The percentage of women with direct reports is now on par with males.

*An ‘aspiration gap’ exists between men and women in commercial real estate: 28 percent of women surveyed aspire to the C-suite versus 40 percent of men.

*In 2015, the industry median annual compensation was $115,000 for women and $150,000 for

Men, meaning men made 23.3 percent more. Men made 29.8 percent more at the executive level.

*One in five women surveyed said that family or marital status has adversely impacted their career or compensation.

*Women who responded listed the lack of a company mentor or sponsor as the No. 1 barrier to career success.

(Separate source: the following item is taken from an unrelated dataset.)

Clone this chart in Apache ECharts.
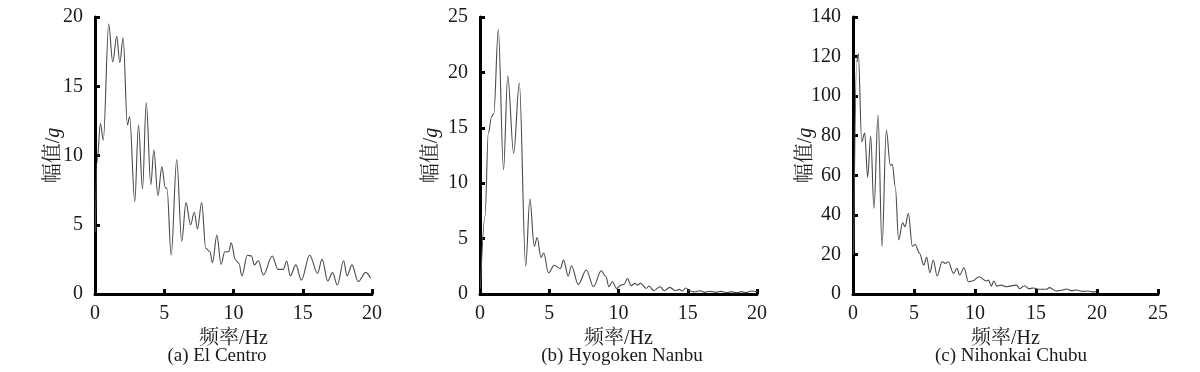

“We are encouraged by the positive results of this research and the overall satisfaction of women in commercial real estate, but change is not coming fast enough,” CREW Network CEO Gail S. Ayers said in a statement. “We are looking to industry leaders to take action, and CREW Network remains committed to supporting the industry as it makes this change.”2016-Award-Nominations

In commercial real estate, “We’re seeing a lot more women get up to the senior VP level but we’re still not seeing that penetration into the C-suite – the CFOs, the CIOs (chief information officers) and the CEO positions,” said Olah, who is also a member of CREW Network’s Industry Research Committee, one of eight national committees.

The industry is dominated by male developers “and really the developers and the banks are the ones who are going to call the shots on whether deals get done at the end of the day,” she said.

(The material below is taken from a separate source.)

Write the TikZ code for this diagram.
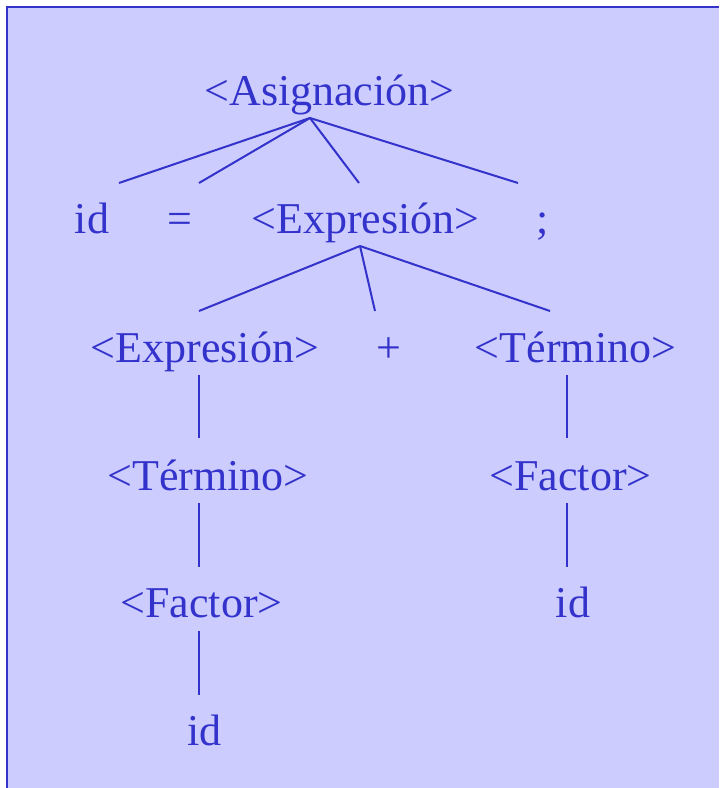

The 2015 study findings will be used to enhance CREW Network’s research and program agenda, including existing mentoring and targeted programming for women.

Sixty women enrolled this year in the inaugural CREW Network Certificate in Leadership program, which offers year-long specialized leadership development, industry training, and mentors who are familiar with the challenges in the commercial real estate work environment.

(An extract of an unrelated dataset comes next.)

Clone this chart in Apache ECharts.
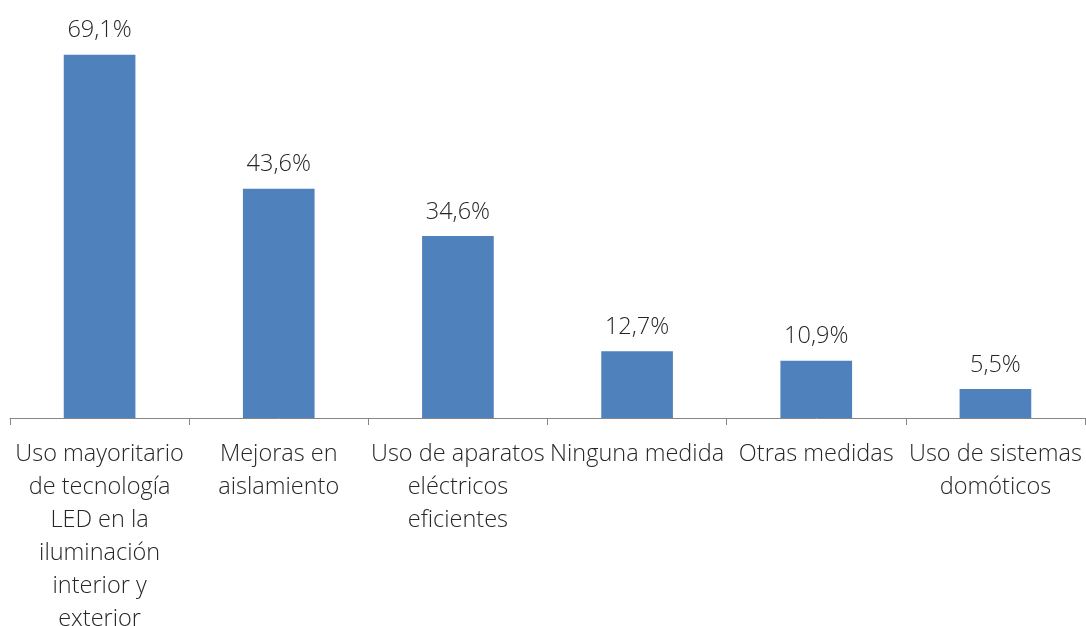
<!DOCTYPE html>
<html>
<head>
<meta charset="utf-8">
<script src="https://cdn.jsdelivr.net/npm/echarts@6/dist/echarts.min.js"></script>
<style>
html,body{margin:0;padding:0;background:#fff;}
#chart{width:1086px;height:626px;}
</style>
</head>
<body>
<div id="chart"></div>
<script>
const categories = [
  "Uso mayoritario\nde tecnología\nLED en la\niluminación\ninterior y\nexterior",
  "Mejoras en\naislamiento",
  "Uso de aparatos\neléctricos\neficientes",
  "Ninguna medida",
  "Otras medidas",
  "Uso de sistemas\ndomóticos"
];
const values = [69.1, 43.6, 34.6, 12.7, 10.9, 5.5];

const chart = echarts.init(document.getElementById('chart'));
chart.setOption({
  animation: false,
  grid: { left: 10, right: 1, top: 50, bottom: 208, containLabel: false, outerBoundsMode: 'none' },
  xAxis: {
    type: 'category',
    data: categories,
    axisLine: { lineStyle: { color: '#868686', width: 1 } },
    axisTick: { show: true, length: 7, lineStyle: { color: '#868686' } },
    axisLabel: {
      interval: 0,
      margin: 20,
      color: '#262626',
      fontFamily: 'Open Sans',
      fontWeight: 300,
      fontSize: 23.5,
      lineHeight: 33
    }
  },
  yAxis: {
    type: 'value',
    min: 0,
    max: 70,
    show: false,
    splitLine: { show: false }
  },
  series: [{
    type: 'bar',
    data: values,
    barWidth: '40%',
    itemStyle: { color: '#4F81BD' },
    label: {
      show: true,
      position: 'top',
      distance: 12,
      color: '#262626',
      fontFamily: 'Open Sans',
      fontWeight: 300,
      fontSize: 23.5,
      formatter: p => p.value.toFixed(1).replace('.', ',') + '%'
    }
  }]
});
</script>
</body>
</html>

Olah said her 18-member Industry Research Committee this year will examine gender bias in commercial real estate and look for “micro-aggression,” which she defined as subtle but offensive comments or actions that are often unintentional or unconsciously reinforce a stereotype.

“We hope to be developing not only recommendations for employers and women but also an instrument to be able to identify and measure unconscious gender bias in commercial real estate,” Olah said.

The Certificate in Leadership curriculum was developed from previous CREW Network research findings indicating that women are often reluctant to take risks, negotiate salaries and develop specific career plans that allow them to advance at the same pace as their male counterparts. The latest study shows that issues such as lack of mentorship and concern regarding work/life balance continue to rank highly as barriers to success across genders today – and increasingly so among men.

CREW Network enlisted the MIT Center for Real Estate as its independent research partner to survey, tabulate, analyze and produce the 2015 report.

Respondents were asked the same questions from the 2005 and 2010 surveys to guarantee data integrity and consistency; 2,182 professionals in the commercial real estate industry successfully completed the survey between March and October of 2015.